一つ目については,大学4年間(正確には3年までに受けた講義)の中で,最も理解できなかった「関数解析Ⅲ」について勉強しなおして,それを卒論のテーマにしようと考えました.
これ以上大学に残ることがないのであれば,何か思い残すことがあってはいけないと思い何をするかを考えました.そして,全く分からなかったのに,単位は取得できたことに違和感を強く感じたこの「関数解析Ⅲ」について,単位をもらったことが嘘ではなかった,間違いではなかったと言えるだけの理解を身につけようと,この時は考えたものでした.

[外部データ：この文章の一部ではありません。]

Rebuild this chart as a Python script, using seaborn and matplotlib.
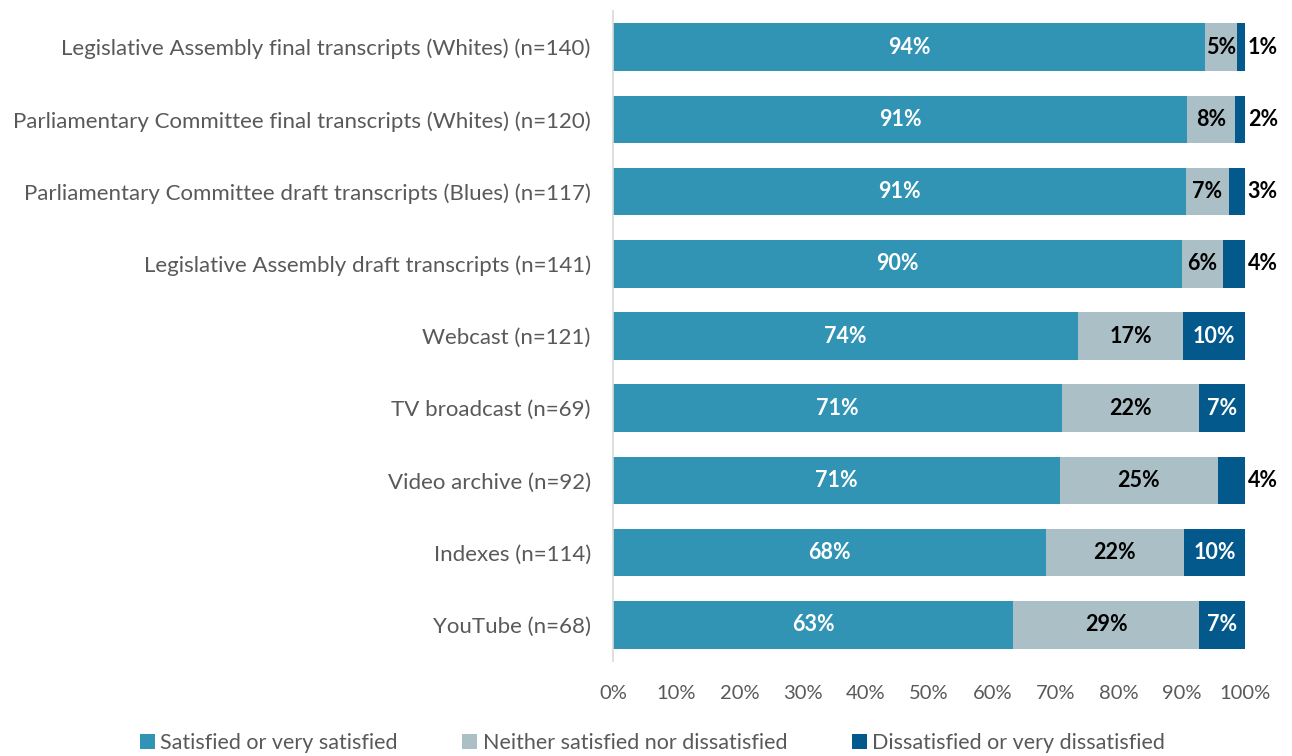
import matplotlib
matplotlib.use("Agg")
import matplotlib.pyplot as plt
from matplotlib.patches import Patch
import seaborn as sns
import pandas as pd
import numpy as np

categories = [
    "Legislative Assembly final transcripts (Whites) (n=140)",
    "Parliamentary Committee final transcripts (Whites) (n=120)",
    "Parliamentary Committee draft transcripts (Blues) (n=117)",
    "Legislative Assembly draft transcripts (n=141)",
    "Webcast (n=121)",
    "TV broadcast (n=69)",
    "Video archive (n=92)",
    "Indexes (n=114)",
    "YouTube (n=68)",
]
satisfied = [93.7, 90.8, 90.7, 90.0, 73.6, 71.0, 70.7, 68.5, 63.3]
neutral = [5.0, 7.6, 6.7, 6.5, 16.6, 21.7, 25.0, 21.8, 29.4]
dissatisfied = [1.3, 1.6, 2.6, 3.5, 9.8, 7.3, 4.3, 9.7, 7.3]
series_names = [
    "Satisfied or very satisfied",
    "Neither satisfied nor dissatisfied",
    "Dissatisfied or very dissatisfied",
]
tick_values = list(range(0, 101, 10))
tick_labels = [f"{v}%" for v in tick_values]

colors = ["#3194B4", "#ABBFC6", "#03598C"]

sns.set_theme(style="white")
plt.rcParams["font.family"] = ["Lato", "DejaVu Sans"]

df = pd.DataFrame({
    "category": categories,
    "satisfied": satisfied,
    "neutral": neutral,
    "dissatisfied": dissatisfied,
})
df["end_sat"] = df["satisfied"]
df["end_neu"] = df["satisfied"] + df["neutral"]
df["end_dis"] = df["end_neu"] + df["dissatisfied"]

fig = plt.figure(figsize=(12.92, 7.56), dpi=100)
ax = fig.add_axes([0.4745, 0.1257, 0.4892, 0.8597])

# stacked bars: draw cumulative ends from the outermost segment inward
for col, c in zip(["end_dis", "end_neu", "end_sat"], colors[::-1]):
    sns.barplot(data=df, x=col, y="category", color=c, orient="h",
                width=0.66, ax=ax, saturation=1, linewidth=0)

ax.set_xlim(0, 100)
ax.set_ylim(len(categories) - 0.5, -0.5)
ax.set_xticks(tick_values)
ax.set_xticklabels(tick_labels)
ax.set_xlabel("")
ax.set_ylabel("")
ax.tick_params(axis="x", labelsize=14.5, labelcolor="#595959", length=0, pad=17)
ax.tick_params(axis="y", labelsize=16, labelcolor="#595959", length=0, pad=16)
for s in ["top", "right", "bottom"]:
    ax.spines[s].set_visible(False)
ax.spines["left"].set_color("#D9D9D9")
ax.spines["left"].set_linewidth(1.2)

fs = 15.5
for i in range(len(categories)):
    s, n, d = satisfied[i], neutral[i], dissatisfied[i]
    ax.text(s / 2, i, f"{round(s)}%", ha="center", va="center",
            color="white", fontsize=fs, fontweight="bold")
    ax.text(s + n / 2, i, f"{round(n)}%", ha="center", va="center",
            color="black", fontsize=fs, fontweight="bold")
    if d >= 5:
        ax.text(s + n + d / 2, i, f"{round(d)}%", ha="center", va="center",
                color="white", fontsize=fs, fontweight="bold")
    else:
        ax.text(s + n + d + 0.4, i, f"{round(d)}%", ha="left", va="center",
                color="black", fontsize=fs, fontweight="bold")

handles = [Patch(facecolor=c, edgecolor="none", label=l)
           for c, l in zip(colors, series_names)]
fig.legend(handles=handles, loc="lower center", ncol=3, frameon=False,
           bbox_to_anchor=(0.505, -0.022), fontsize=15.5, handlelength=0.7,
           handleheight=0.7, handletextpad=0.25, columnspacing=3.0,
           labelcolor="#595959")

fig.savefig("out.png", dpi=100)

二つ目については,公務員になろうというものでした.その理由は,大学に残って研究を続けるということ,つまり,研究室という一般的な社会からはやや離れたところで「自分は研究者ですから」といって,社会に無関心に生きていくことについて懐疑的だったこともあり(だから院試の面接はボロボロだったわけですが),社会に関与して生きていこう,東京で,霞が関や永田町と呼ばれる場所で何が行われているのかを見てみたい,関わってみたいと考えたからです.
⚫︎卒論=「関数解析」
これにより卒論のテーマは決まりましたが,それを前提に何をしたかというと,100年以上も前に,既に確立された理論ですから,とにかく教科書の内容を理解するという,ただただ「勉強」ということをひたすら行いました.

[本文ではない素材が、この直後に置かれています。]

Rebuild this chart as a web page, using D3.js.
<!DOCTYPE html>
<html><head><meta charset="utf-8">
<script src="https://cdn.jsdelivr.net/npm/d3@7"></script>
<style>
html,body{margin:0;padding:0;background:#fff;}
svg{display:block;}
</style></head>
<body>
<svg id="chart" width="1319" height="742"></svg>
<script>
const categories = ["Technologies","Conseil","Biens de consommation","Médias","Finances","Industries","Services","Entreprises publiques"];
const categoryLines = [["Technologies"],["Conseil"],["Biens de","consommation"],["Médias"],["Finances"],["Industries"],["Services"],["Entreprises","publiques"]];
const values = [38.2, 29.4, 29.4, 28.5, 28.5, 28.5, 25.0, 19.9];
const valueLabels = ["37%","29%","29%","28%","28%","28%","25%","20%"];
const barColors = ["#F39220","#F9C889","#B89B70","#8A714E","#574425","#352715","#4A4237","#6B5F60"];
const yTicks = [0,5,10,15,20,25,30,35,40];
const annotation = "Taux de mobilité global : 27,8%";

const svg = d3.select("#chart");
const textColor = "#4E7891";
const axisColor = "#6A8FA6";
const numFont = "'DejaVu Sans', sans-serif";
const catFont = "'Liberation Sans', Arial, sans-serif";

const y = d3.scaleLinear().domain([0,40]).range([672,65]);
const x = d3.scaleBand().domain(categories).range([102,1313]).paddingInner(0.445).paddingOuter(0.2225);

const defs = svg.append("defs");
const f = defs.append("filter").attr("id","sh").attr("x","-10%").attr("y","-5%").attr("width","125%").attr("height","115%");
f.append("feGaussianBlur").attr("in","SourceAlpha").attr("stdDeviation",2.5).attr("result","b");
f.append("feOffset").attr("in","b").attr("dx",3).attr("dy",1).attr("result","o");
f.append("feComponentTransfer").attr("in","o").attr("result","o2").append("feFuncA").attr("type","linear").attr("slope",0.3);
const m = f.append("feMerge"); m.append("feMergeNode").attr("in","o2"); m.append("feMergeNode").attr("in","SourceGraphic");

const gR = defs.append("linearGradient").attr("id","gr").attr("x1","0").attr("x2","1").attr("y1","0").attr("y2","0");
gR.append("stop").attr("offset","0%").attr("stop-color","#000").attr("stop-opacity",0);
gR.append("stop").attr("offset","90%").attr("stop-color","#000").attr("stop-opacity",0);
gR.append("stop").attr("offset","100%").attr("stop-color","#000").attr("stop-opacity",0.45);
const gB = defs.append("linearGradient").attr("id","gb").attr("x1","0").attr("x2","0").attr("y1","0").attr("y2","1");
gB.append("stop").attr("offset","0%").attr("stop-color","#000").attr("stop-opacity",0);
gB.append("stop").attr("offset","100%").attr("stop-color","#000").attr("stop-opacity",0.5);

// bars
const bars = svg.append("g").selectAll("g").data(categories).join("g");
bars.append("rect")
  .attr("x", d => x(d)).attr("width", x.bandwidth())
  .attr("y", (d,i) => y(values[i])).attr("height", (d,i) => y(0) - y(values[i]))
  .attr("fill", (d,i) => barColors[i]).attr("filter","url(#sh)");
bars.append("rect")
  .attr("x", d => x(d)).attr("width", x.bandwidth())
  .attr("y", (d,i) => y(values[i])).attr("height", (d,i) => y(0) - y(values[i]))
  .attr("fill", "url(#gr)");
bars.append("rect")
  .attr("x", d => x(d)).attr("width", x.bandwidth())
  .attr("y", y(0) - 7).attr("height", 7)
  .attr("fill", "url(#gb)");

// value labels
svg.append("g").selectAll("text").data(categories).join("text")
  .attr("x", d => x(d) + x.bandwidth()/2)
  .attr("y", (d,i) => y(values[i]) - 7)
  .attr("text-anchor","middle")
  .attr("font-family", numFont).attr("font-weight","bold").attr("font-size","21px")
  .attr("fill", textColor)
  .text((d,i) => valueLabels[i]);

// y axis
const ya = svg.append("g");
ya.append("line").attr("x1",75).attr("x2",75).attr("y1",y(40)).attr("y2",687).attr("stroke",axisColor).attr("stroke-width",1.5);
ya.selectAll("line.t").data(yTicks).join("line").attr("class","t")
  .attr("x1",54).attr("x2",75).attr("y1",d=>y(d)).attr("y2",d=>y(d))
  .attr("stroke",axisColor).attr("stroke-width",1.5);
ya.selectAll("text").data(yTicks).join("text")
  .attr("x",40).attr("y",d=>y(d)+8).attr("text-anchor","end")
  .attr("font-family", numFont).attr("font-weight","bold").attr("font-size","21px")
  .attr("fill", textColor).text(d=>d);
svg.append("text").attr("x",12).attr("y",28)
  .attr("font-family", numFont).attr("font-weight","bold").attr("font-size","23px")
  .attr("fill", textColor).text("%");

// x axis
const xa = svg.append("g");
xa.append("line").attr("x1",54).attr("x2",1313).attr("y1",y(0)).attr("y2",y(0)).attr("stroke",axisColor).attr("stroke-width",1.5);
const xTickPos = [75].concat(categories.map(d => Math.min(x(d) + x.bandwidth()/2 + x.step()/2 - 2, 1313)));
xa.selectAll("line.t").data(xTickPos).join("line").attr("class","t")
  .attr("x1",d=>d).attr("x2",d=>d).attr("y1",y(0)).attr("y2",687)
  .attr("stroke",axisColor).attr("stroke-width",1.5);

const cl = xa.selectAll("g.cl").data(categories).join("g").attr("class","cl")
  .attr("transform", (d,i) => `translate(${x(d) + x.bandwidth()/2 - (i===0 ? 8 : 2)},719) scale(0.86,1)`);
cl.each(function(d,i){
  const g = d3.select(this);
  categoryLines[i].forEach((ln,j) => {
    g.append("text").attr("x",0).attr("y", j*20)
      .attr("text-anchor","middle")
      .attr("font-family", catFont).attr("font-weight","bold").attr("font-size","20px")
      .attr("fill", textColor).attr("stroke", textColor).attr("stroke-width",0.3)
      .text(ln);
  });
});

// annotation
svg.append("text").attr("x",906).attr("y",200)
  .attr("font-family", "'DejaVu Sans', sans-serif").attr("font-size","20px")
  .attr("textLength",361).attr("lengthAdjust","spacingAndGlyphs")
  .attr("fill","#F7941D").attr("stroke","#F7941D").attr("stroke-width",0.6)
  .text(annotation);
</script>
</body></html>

ただ,所属研究室の当時の助教授がいうには,学部生としてはやや難解なことであるため,どうなるのかと思いながら見ていたようです.その内容が数学に属することであったために,確かにそうなのかもしれません.数学科に卒論がなかったことを考えれば,確かにそう思えます.
そのため,自主的な勉強に任せてしまうとどうなるか分からないため,その内容を週1回のゼミの場で発表をするということになりましたが,当然,教科書を見ながらということはできません.
メモ程度のものは手控えとして用意はしていましたが,ほぼ,空で修士1年の先輩に対して,私がその時に勉強した「関数解析」を講義するということを行いました(もちろん教授の行った講義や教科書のまる暗記ではありません.).
なお,その先輩からすれば,全く関心のない分野で,しかも学部生からすれば比較的難解な部類に入る理論の説明を受けても面白いと思うはずがありません.しかし,つまらなさそうな顔を見せることなく,卒業までの残りの期間を辛抱強く付き合ってくださいました.
⚫︎助教授の言葉 > 卒業証書
この時の卒論の勉強のおかげで,私の論理的思考は相当鍛えられました.この時間を過ごさなければ,おそらく,司法試験は合格していないと思いますし,仮に合格したとしても論理性の乏しい薄っぺらい書面(裁判所に提出する準備書面)しか作れなかったと思います.
その結果,卒論の発表も終わり,あとは卒業するだけという時期になった頃,あまりソリの合わなかった助教授から「本当は君に(大学院に)来て欲しかったんだ」と言われました.
それまでは,助教授に対し,公務員試験を受験すると伝えた際に「大学に残らなかったら後悔するぞ」などと言われることはありましたが,ソリが合わなかったこともあり,衝突することも多く,「それがどうした」と内心思って過ごしていましたので,そのように言われた時は「今になってそんなこと言ってもしょうがないよね,次の進む方向は決めてしまったし」ぐらいにしか思いませんでした.
ただ,このプロフィールを作成するにあたり,当時のことを改めて思い返せば,指導担当者と学生というお互いの立場で,色々と面白くないことはありましたが,最終的に,私の卒論への取り組み方などを評価していただけたのだと思います.
大学卒業後,大学の卒業証書を何かに活用したことは一度もありません.「東工大卒業」が「大学卒業」以上に意味を持ったことはありません.
そのような意味では,その時の助教授の言葉は,自分にとって,卒業証書よりもありがたいものだったと思えます.